### [Information supplied]
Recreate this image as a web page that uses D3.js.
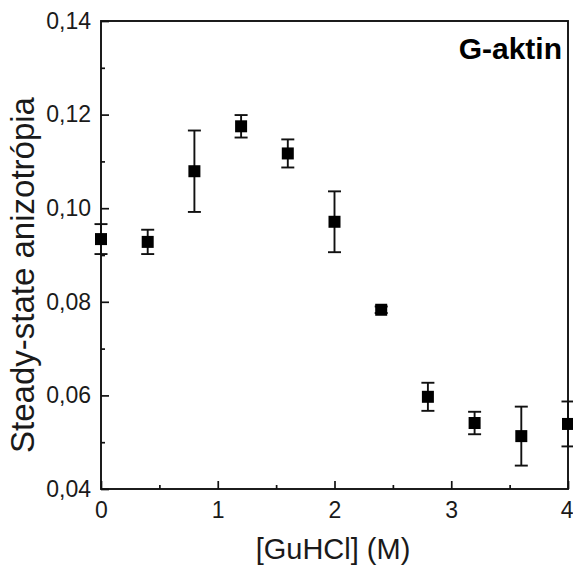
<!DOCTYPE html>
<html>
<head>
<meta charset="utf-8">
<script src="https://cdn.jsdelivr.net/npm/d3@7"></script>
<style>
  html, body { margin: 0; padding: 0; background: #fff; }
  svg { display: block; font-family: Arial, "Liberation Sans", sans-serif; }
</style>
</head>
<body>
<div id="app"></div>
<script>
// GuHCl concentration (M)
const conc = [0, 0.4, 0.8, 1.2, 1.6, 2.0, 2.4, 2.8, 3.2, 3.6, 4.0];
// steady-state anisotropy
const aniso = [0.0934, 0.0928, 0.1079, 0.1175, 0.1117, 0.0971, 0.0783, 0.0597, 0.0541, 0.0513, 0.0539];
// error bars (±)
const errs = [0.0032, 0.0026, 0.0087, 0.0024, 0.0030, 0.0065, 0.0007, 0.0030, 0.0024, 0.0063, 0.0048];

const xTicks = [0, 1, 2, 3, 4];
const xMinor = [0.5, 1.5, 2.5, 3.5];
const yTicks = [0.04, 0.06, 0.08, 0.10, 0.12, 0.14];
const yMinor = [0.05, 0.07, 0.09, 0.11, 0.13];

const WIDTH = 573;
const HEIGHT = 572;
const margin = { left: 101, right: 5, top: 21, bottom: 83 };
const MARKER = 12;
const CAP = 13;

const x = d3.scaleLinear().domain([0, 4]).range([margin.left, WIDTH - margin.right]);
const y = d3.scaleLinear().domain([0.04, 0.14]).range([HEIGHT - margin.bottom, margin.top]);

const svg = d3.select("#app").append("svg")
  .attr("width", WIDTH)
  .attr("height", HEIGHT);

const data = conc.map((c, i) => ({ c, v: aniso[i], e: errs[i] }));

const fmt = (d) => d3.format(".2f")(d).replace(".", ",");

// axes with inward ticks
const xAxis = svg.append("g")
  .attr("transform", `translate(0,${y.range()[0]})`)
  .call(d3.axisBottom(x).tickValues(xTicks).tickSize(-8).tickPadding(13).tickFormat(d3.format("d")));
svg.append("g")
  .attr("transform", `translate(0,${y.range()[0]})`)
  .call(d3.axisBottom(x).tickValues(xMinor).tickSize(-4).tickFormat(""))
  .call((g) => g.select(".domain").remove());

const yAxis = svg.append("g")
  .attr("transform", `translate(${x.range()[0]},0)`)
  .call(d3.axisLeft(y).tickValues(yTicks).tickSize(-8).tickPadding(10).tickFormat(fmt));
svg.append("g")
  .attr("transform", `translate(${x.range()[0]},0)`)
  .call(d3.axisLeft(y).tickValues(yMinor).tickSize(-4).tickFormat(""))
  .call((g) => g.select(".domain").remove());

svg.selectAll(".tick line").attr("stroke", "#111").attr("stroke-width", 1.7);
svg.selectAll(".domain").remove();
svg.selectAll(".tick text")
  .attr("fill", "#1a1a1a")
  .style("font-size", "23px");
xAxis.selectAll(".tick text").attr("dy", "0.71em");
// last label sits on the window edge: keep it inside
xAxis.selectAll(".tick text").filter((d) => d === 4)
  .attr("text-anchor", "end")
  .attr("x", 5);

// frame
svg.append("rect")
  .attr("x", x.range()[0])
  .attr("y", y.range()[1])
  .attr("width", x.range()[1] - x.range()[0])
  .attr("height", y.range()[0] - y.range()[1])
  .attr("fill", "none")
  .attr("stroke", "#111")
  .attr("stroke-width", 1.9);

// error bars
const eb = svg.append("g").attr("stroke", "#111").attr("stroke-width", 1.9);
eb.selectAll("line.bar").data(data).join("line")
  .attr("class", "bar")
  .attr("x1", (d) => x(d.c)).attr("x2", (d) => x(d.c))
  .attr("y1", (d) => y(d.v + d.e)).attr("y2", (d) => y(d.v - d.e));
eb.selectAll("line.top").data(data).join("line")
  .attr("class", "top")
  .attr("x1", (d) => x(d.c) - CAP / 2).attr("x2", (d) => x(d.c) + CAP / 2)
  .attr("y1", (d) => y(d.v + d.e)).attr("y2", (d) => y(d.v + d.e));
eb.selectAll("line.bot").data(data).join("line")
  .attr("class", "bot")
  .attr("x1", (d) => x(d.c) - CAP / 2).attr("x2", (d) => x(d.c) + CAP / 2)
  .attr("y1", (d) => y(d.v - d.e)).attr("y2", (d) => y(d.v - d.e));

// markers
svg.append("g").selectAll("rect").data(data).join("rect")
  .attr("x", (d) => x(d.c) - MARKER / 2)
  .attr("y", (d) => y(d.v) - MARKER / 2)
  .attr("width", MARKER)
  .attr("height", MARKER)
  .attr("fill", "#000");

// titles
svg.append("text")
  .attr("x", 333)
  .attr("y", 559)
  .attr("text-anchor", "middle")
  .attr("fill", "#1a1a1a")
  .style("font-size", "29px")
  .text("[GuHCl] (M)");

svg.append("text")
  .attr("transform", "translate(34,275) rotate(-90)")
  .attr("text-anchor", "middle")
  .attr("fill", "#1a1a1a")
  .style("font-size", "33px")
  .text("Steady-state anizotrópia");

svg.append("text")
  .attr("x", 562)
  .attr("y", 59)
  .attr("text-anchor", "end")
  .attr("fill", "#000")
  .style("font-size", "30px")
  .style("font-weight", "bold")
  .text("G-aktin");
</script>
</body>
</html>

### [Exercise]
Take the lines from the start of the material to the line with "0.0024, 0.0063, 0.0048];", both included, and transcribe them exactly without the pictures.

### [Finished task]
Recreate this image as a web page that uses D3.js.
<!DOCTYPE html>
<html>
<head>
<meta charset="utf-8">
<script src="https://cdn.jsdelivr.net/npm/d3@7"></script>
<style>
  html, body { margin: 0; padding: 0; background: #fff; }
  svg { display: block; font-family: Arial, "Liberation Sans", sans-serif; }
</style>
</head>
<body>
<div id="app"></div>
<script>
// GuHCl concentration (M)
const conc = [0, 0.4, 0.8, 1.2, 1.6, 2.0, 2.4, 2.8, 3.2, 3.6, 4.0];
// steady-state anisotropy
const aniso = [0.0934, 0.0928, 0.1079, 0.1175, 0.1117, 0.0971, 0.0783, 0.0597, 0.0541, 0.0513, 0.0539];
// error bars (±)
const errs = [0.0032, 0.0026, 0.0087, 0.0024, 0.0030, 0.0065, 0.0007, 0.0030, 0.0024, 0.0063, 0.0048];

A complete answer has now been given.